Polityka i fundamenty

Zachowanie złotego w następnych tygodniach i miesiącach zależeć będzie w dużej mierze od wyników wyborów.

Reklama

- Jeśli wybór Polaków okaże się zgodny z przedwyborczymi sondażami, a koalicja PO i PiS rozpocznie reformowanie finansów publicznych opowiadając się przy tym za jak najszybszym przystąpieniem Polski do EMU, złoty będzie kontynuował rajd - uważa Tomasz Zdyb, analityk Pekao.

Janusz Jankowiak, główny ekonomista BRE Banku, uważa, że pod koniec roku za euro płacić będziemy 3,8 zł. Jak przypomina, polityka nie jest jednak jedynym czynnikiem mającym wpływ na notowania.

- Znaczenie mają fundamenty. Informacje makroekonomiczne zachęcają do kupowania złotego. W 2005 r. będziemy mieli nadwyżkę na rachunku obrotów bieżącym. W 2006 wyniesie ona ok. 1 proc. PKB. Widzimy napływ kapitału portfelowego, bezpośrednich inwestycji zagranicznych, funduszy inwestycyjnych. To wszystko działa na złotego umacniająco - tłumaczy ekonomista BRE Banku.

Granice wytrzymałości

Jego zdaniem, pierwszym momentem, w którym może dojść do nerwowości na rynku walutowym, będzie kwiecień przyszłego roku, gdy rząd przygotuje projekt budżetu na rok 2007.

- Jeśli będzie taki, jaki być powinien, a rząd będzie postępował zgodnie z wymogami procedury nadmiernego deficytu, nerwowość zniknie i złoty będzie się dalej umacniał - uważa Janusz Jankowiak.

Dodaje jednak, że istnieje granica, po przekroczeniu której inwestorzy dochodzą do wniosku, że złoty jest zbyt mocny i zaczynają się go pozbywać. - Z dzisiejszej perspektywy trudno wyobrazić sobie złotego poniżej 3,6-3,7 w relacji do euro.
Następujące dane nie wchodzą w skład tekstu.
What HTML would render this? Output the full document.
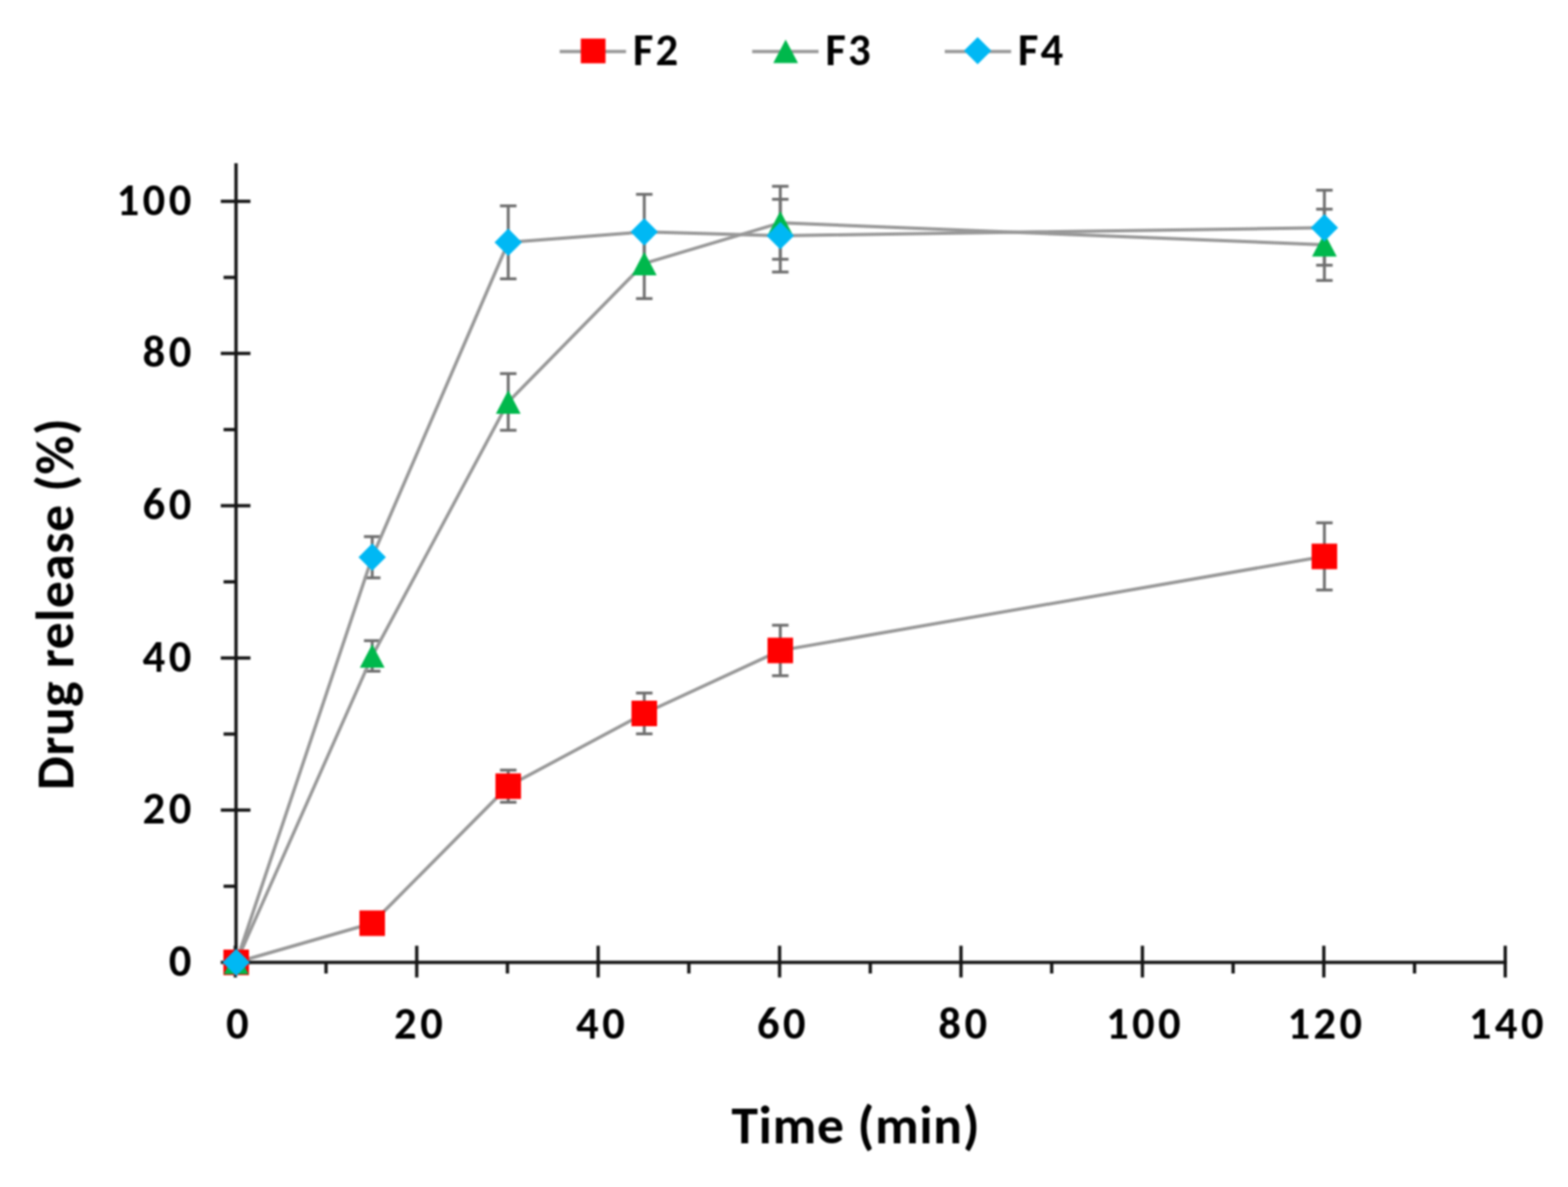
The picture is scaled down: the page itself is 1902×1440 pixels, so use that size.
<!DOCTYPE html>
<html><head><meta charset="utf-8"><title>Drug release chart</title>
<style>
html,body{margin:0;padding:0;background:#fff;}
body{width:1902px;height:1440px;overflow:hidden;}
svg{display:block;filter:blur(0.9px);}
text{font-family:Carlito, 'Liberation Sans', sans-serif;font-weight:bold;fill:#000;}
</style></head><body>
<svg width="1902" height="1440" viewBox="0 0 1902 1440">
<rect width="1902" height="1440" fill="#fff"/>
<line x1="678.9" y1="62.4" x2="759.4" y2="62.4" stroke="#989898" stroke-width="4.0"/>
<rect x="704.5" y="46.8" width="30" height="30" fill="#ff0000"/>
<text x="767.63" y="79" font-size="54" textLength="54.95" lengthAdjust="spacing">F2</text>
<line x1="912.4" y1="62.4" x2="992.9" y2="62.4" stroke="#989898" stroke-width="4.0"/>
<path d="M953 47.9L968 76.5L938 76.5Z" fill="#00b84c"/>
<text x="1001.13" y="79" font-size="54" textLength="54.95" lengthAdjust="spacing">F3</text>
<line x1="1146" y1="62.4" x2="1226.5" y2="62.4" stroke="#989898" stroke-width="4.0"/>
<path d="M1185.9 44.9L1202.5 61.5L1185.9 78.1L1169.3 61.5Z" fill="#00b8f4"/>
<text x="1234.73" y="79" font-size="54" textLength="54.95" lengthAdjust="spacing">F4</text>
<g stroke="#141414" stroke-width="4.0"><line x1="286.3" y1="198" x2="286.3" y2="1169.5"/><line x1="283.8" y1="1167.5" x2="1827.9" y2="1167.5"/><line x1="267.8" y1="1167.5" x2="303.8" y2="1167.5"/><line x1="267.8" y1="982.84" x2="303.8" y2="982.84"/><line x1="267.8" y1="798.18" x2="303.8" y2="798.18"/><line x1="267.8" y1="613.52" x2="303.8" y2="613.52"/><line x1="267.8" y1="428.86" x2="303.8" y2="428.86"/><line x1="267.8" y1="244.2" x2="303.8" y2="244.2"/><line x1="271.2" y1="1075.17" x2="286" y2="1075.17"/><line x1="271.2" y1="890.51" x2="286" y2="890.51"/><line x1="271.2" y1="705.85" x2="286" y2="705.85"/><line x1="271.2" y1="521.19" x2="286" y2="521.19"/><line x1="271.2" y1="336.53" x2="286" y2="336.53"/><line x1="285.45" y1="1147.3" x2="285.45" y2="1185.8"/><line x1="505.51" y1="1147.3" x2="505.51" y2="1185.8"/><line x1="725.57" y1="1147.3" x2="725.57" y2="1185.8"/><line x1="945.63" y1="1147.3" x2="945.63" y2="1185.8"/><line x1="1165.69" y1="1147.3" x2="1165.69" y2="1185.8"/><line x1="1385.75" y1="1147.3" x2="1385.75" y2="1185.8"/><line x1="1605.81" y1="1147.3" x2="1605.81" y2="1185.8"/><line x1="1825.87" y1="1147.3" x2="1825.87" y2="1185.8"/><line x1="395.48" y1="1167" x2="395.48" y2="1181"/><line x1="615.54" y1="1167" x2="615.54" y2="1181"/><line x1="835.6" y1="1167" x2="835.6" y2="1181"/><line x1="1055.66" y1="1167" x2="1055.66" y2="1181"/><line x1="1275.72" y1="1167" x2="1275.72" y2="1181"/><line x1="1495.78" y1="1167" x2="1495.78" y2="1181"/><line x1="1715.84" y1="1167" x2="1715.84" y2="1181"/></g>
<text x="204.64" y="1183.92" font-size="54" textLength="27.37" lengthAdjust="spacing">0</text>
<text x="173.07" y="999.26" font-size="54" textLength="58.94" lengthAdjust="spacing">20</text>
<text x="173.07" y="814.6" font-size="54" textLength="58.94" lengthAdjust="spacing">40</text>
<text x="173.07" y="629.94" font-size="54" textLength="58.94" lengthAdjust="spacing">60</text>
<text x="173.07" y="445.28" font-size="54" textLength="58.94" lengthAdjust="spacing">80</text>
<text x="141.5" y="260.62" font-size="54" textLength="90.51" lengthAdjust="spacing">100</text>
<text x="274.17" y="1260" font-size="54" textLength="27.37" lengthAdjust="spacing">0</text>
<text x="478.08" y="1260" font-size="54" textLength="58.94" lengthAdjust="spacing">20</text>
<text x="698.86" y="1260" font-size="54" textLength="58.94" lengthAdjust="spacing">40</text>
<text x="918.23" y="1260" font-size="54" textLength="58.94" lengthAdjust="spacing">60</text>
<text x="1138.37" y="1260" font-size="54" textLength="58.94" lengthAdjust="spacing">80</text>
<text x="1341.64" y="1260" font-size="54" textLength="90.51" lengthAdjust="spacing">100</text>
<text x="1561.7" y="1260" font-size="54" textLength="90.51" lengthAdjust="spacing">120</text>
<text x="1781.76" y="1260" font-size="54" textLength="90.51" lengthAdjust="spacing">140</text>
<text x="887.13" y="1387.3" font-size="65" textLength="301.03" lengthAdjust="spacing">Time (min)</text>
<text x="0" y="0" font-size="65" textLength="451" lengthAdjust="spacing" transform="translate(89.3 958.38) rotate(-90)">Drug release (%)</text>
<g stroke="#6e6e6e" stroke-width="3.5" fill="none"><path d="M451.5 1111V1129M441.5 1111H461.5M441.5 1129H461.5"/><path d="M616.5 934.25V973.25M606.5 934.25H626.5M606.5 973.25H626.5"/><path d="M781.5 840.8V890.2M771.5 840.8H791.5M771.5 890.2H791.5"/><path d="M946.5 758.5V819.7M936.5 758.5H956.5M936.5 819.7H956.5"/><path d="M1606.5 634.3V715.7M1596.5 634.3H1616.5M1596.5 715.7H1616.5"/><path d="M451.5 777.35V814.25M441.5 777.35H461.5M441.5 814.25H461.5"/><path d="M616.5 453.2V522M606.5 453.2H626.5M606.5 522H626.5"/><path d="M781.5 277.2V362.2M771.5 277.2H791.5M771.5 362.2H791.5"/><path d="M946.5 226V314.6M936.5 226H956.5M936.5 314.6H956.5"/><path d="M1606.5 253.8V340.2M1596.5 253.8H1616.5M1596.5 340.2H1616.5"/><path d="M451.5 650.9V700.9M441.5 650.9H461.5M441.5 700.9H461.5"/><path d="M616.5 249.65V338.15M606.5 249.65H626.5M606.5 338.15H626.5"/><path d="M781.5 235.7V326.9M771.5 235.7H791.5M771.5 326.9H791.5"/><path d="M946.5 241.7V330.1M936.5 241.7H956.5M936.5 330.1H956.5"/><path d="M1606.5 230.8V321.8M1596.5 230.8H1616.5M1596.5 321.8H1616.5"/></g>
<polyline points="286.5,1167.5 451.5,1120 616.5,953.75 781.5,865.5 946.5,789.1 1606.5,675" fill="none" stroke="#989898" stroke-width="4.0" stroke-linejoin="round"/>
<polyline points="286.5,1167.5 451.5,795.8 616.5,487.6 781.5,319.7 946.5,270.3 1606.5,297" fill="none" stroke="#989898" stroke-width="4.0" stroke-linejoin="round"/>
<polyline points="286.5,1167.5 451.5,675.9 616.5,293.9 781.5,281.3 946.5,285.9 1606.5,276.3" fill="none" stroke="#989898" stroke-width="4.0" stroke-linejoin="round"/>
<rect x="271" y="1152" width="31" height="31" fill="#ff0000"/>
<rect x="436" y="1104.5" width="31" height="31" fill="#ff0000"/>
<rect x="601" y="938.25" width="31" height="31" fill="#ff0000"/>
<rect x="766" y="850" width="31" height="31" fill="#ff0000"/>
<rect x="931" y="773.6" width="31" height="31" fill="#ff0000"/>
<rect x="1591" y="659.5" width="31" height="31" fill="#ff0000"/>
<path d="M286.5 1153.2L301.5 1181.8L271.5 1181.8Z" fill="#00b84c"/>
<path d="M451.5 781.5L466.5 810.1L436.5 810.1Z" fill="#00b84c"/>
<path d="M616.5 473.3L631.5 501.9L601.5 501.9Z" fill="#00b84c"/>
<path d="M781.5 305.4L796.5 334L766.5 334Z" fill="#00b84c"/>
<path d="M946.5 256L961.5 284.6L931.5 284.6Z" fill="#00b84c"/>
<path d="M1606.5 282.7L1621.5 311.3L1591.5 311.3Z" fill="#00b84c"/>
<path d="M286.5 1150.9L303.1 1167.5L286.5 1184.1L269.9 1167.5Z" fill="#00b8f4"/>
<path d="M451.5 659.3L468.1 675.9L451.5 692.5L434.9 675.9Z" fill="#00b8f4"/>
<path d="M616.5 277.3L633.1 293.9L616.5 310.5L599.9 293.9Z" fill="#00b8f4"/>
<path d="M781.5 264.7L798.1 281.3L781.5 297.9L764.9 281.3Z" fill="#00b8f4"/>
<path d="M946.5 269.3L963.1 285.9L946.5 302.5L929.9 285.9Z" fill="#00b8f4"/>
<path d="M1606.5 259.7L1623.1 276.3L1606.5 292.9L1589.9 276.3Z" fill="#00b8f4"/>
</svg>
</body></html>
Choć nie jest to wykluczone - uważa ekonomista BRE Banku. Zdaniem Tomasza Zdyba, po 3,8 kluczowymi poziomami dla relacji EUR/PLN będzie 3,63 i 3,5.

Czy możliwe jest dotarcie do rekordowego poziomu 3,3 z połowy 2001 roku? - Jeśli się dobrze zastanowić... czemu nie - zastanawia się analityk Pekao. - Jeśli tak dalej pójdzie, do ERM wstępować będziemy nie po kursie 4,1 zł a 3,1 zł-3,2 zł za euro - dodaje Marek Nienałtowski.

Strach, że zaboli

Eksporterzy obawiają się, że nawet bardziej prawdopodobne kursy euro rzędu 3,5 - 3,6 mogłyby okazać się dla nich katastrofalne w skutkach. - Eksport tego nie wytrzyma - zapewnia Andrzej Korzeb, członek zarządu Forte.
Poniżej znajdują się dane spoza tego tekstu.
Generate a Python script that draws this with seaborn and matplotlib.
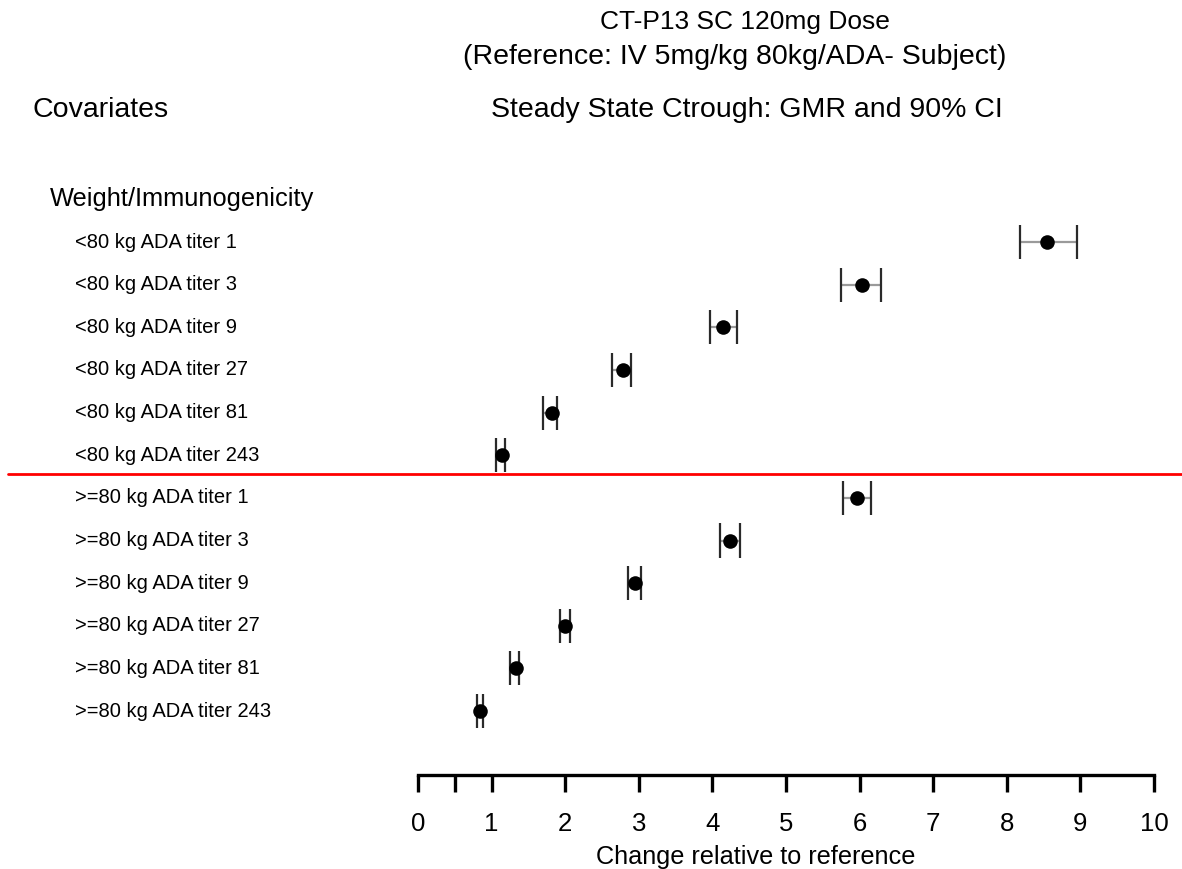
import matplotlib
matplotlib.use("Agg")
import matplotlib.pyplot as plt
import matplotlib.transforms as mtransforms
import seaborn as sns
import pandas as pd
import numpy as np

# ---- data ----
labels = [
    "<80 kg ADA titer 1", "<80 kg ADA titer 3", "<80 kg ADA titer 9",
    "<80 kg ADA titer 27", "<80 kg ADA titer 81", "<80 kg ADA titer 243",
    ">=80 kg ADA titer 1", ">=80 kg ADA titer 3", ">=80 kg ADA titer 9",
    ">=80 kg ADA titer 27", ">=80 kg ADA titer 81", ">=80 kg ADA titer 243",
]
gmr = [8.55, 6.03, 4.14, 2.78, 1.82, 1.14, 5.97, 4.24, 2.95, 2.00, 1.33, 0.84]
ci_low = [8.18, 5.75, 3.97, 2.64, 1.70, 1.06, 5.78, 4.10, 2.86, 1.93, 1.25, 0.80]
ci_high = [8.96, 6.29, 4.34, 2.90, 1.89, 1.18, 6.16, 4.37, 3.03, 2.07, 1.37, 0.88]
x_ticks = [0, 0.5, 1, 2, 3, 4, 5, 6, 7, 8, 9, 10]
x_ticklabels = ["0", "", "1", "2", "3", "4", "5", "6", "7", "8", "9", "10"]
group_header = "Weight/Immunogenicity"

df = pd.DataFrame({"label": labels, "gmr": gmr, "lo": ci_low, "hi": ci_high})
df["row"] = np.arange(len(df))

sns.set_theme(style="white")
plt.rcParams["font.family"] = ["Liberation Sans", "DejaVu Sans"]
plt.rcParams["text.color"] = "black"
plt.rcParams["xtick.color"] = "black"

W, H = 1182, 869
fig = plt.figure(figsize=(W / 100, H / 100), dpi=100)
ax_left, ax_right = 418 / W, 1154 / W
ax_bottom, ax_top = 1 - 775 / H, 1 - 150 / H
ax = fig.add_axes([ax_left, ax_bottom, ax_right - ax_left, ax_top - ax_bottom])

# CI lines and caps
ax.hlines(df["row"], df["lo"], df["hi"], color="#9a9a9a", lw=1.6, zorder=1)
ax.vlines(df["lo"], df["row"] - 0.4, df["row"] + 0.4, color="#2a2a2a", lw=1.6, zorder=2)
ax.vlines(df["hi"], df["row"] - 0.4, df["row"] + 0.4, color="#2a2a2a", lw=1.6, zorder=2)
sns.scatterplot(data=df, x="gmr", y="row", ax=ax, color="black", s=110,
                edgecolor="black", linewidth=0, zorder=3, legend=False)

ax.set_xlim(0, 10)
ax.set_ylim(12.5, -2.16)
ax.set_yticks([])
ax.set_ylabel("")
ax.set_xlabel("")
for s in ["top", "right", "left"]:
    ax.spines[s].set_visible(False)
ax.spines["bottom"].set_linewidth(2.4)
ax.spines["bottom"].set_color("black")
ax.set_xticks(x_ticks)
ax.set_xticklabels(x_ticklabels)
ax.tick_params(axis="x", direction="out", length=12.5, width=2.4, color="black",
               labelsize=18.5, pad=14, bottom=True, labelcolor="black")

# row labels
trans = mtransforms.blended_transform_factory(ax.transAxes, ax.transData)
lab_x = (75 - 418) / 736
for r, lab in zip(df["row"], df["label"]):
    ax.text(lab_x, r, lab, transform=trans, ha="left", va="center", fontsize=14.5)
ax.text((50 - 418) / 736, -1, group_header, transform=trans, ha="left",
        va="center", fontsize=18.3)

# separator
ax.axhline(5.45, xmin=(8 - 418) / 736, xmax=(1182 - 418) / 736, color="#ff0000",
           lw=2, clip_on=False, zorder=0)

# titles
fig.text(745 / W, 1 - 22 / H, "CT-P13 SC 120mg Dose", ha="center", va="center", fontsize=19)
fig.text(735 / W, 1 - 57 / H, "(Reference: IV 5mg/kg 80kg/ADA- Subject)", ha="center",
         va="center", fontsize=20.5)
fig.text(747 / W, 1 - 110 / H, "Steady State Ctrough: GMR and 90% CI", ha="center",
         va="center", fontsize=20.5)
fig.text(33 / W, 1 - 110 / H, "Covariates", ha="left", va="center", fontsize=20.5)
fig.text(756 / W, 1 - 857 / H, "Change relative to reference", ha="center",
         va="center", fontsize=18.2)

fig.savefig("out.png", dpi=100)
Według niego, taki kurs byłby dla eksporterów możliwy do zaakceptowania, jednak w dalszej perspektywie, kiedy potaniałaby energia czy koszty transportu.

- Teraz oznaczałby on podcięcie nogi, na której stoi gospodarka. Wiadomo, że to eksport ją ciągnie. Nie wierzę w takie prognozy - dodaje Andrzej Korzeb. Jego zdaniem, optymalnie byłoby, gdyby euro poruszało się w przedziale 4-4,2 zł, choć - jak zastrzega - jego firma przygotowana jest na 3,8 zł.

Nie będzie tak źle

Marek Nienałtowski wierzy jednak, że nasi eksporterzy daliby radę tak silnemu złotemu. - Ostatnio złoty jest coraz mocniejszy, co eksporterom nie przeszkadza. To zrozumiałe; za serek topiony, który kosztuje u nas 2,5 zł, w krajach UE trzeba zapłacić 2 EUR. Mimo że jest identyczny. Dopóki ceny w Polsce i UE się nie wyrównają, dopóty będzie się opłacało eksportować - uważa ekonomista Palladii.

Na szczęście dla eksporterów, bardzo znaczne umocnienie złotego jest mało prawdopodobne.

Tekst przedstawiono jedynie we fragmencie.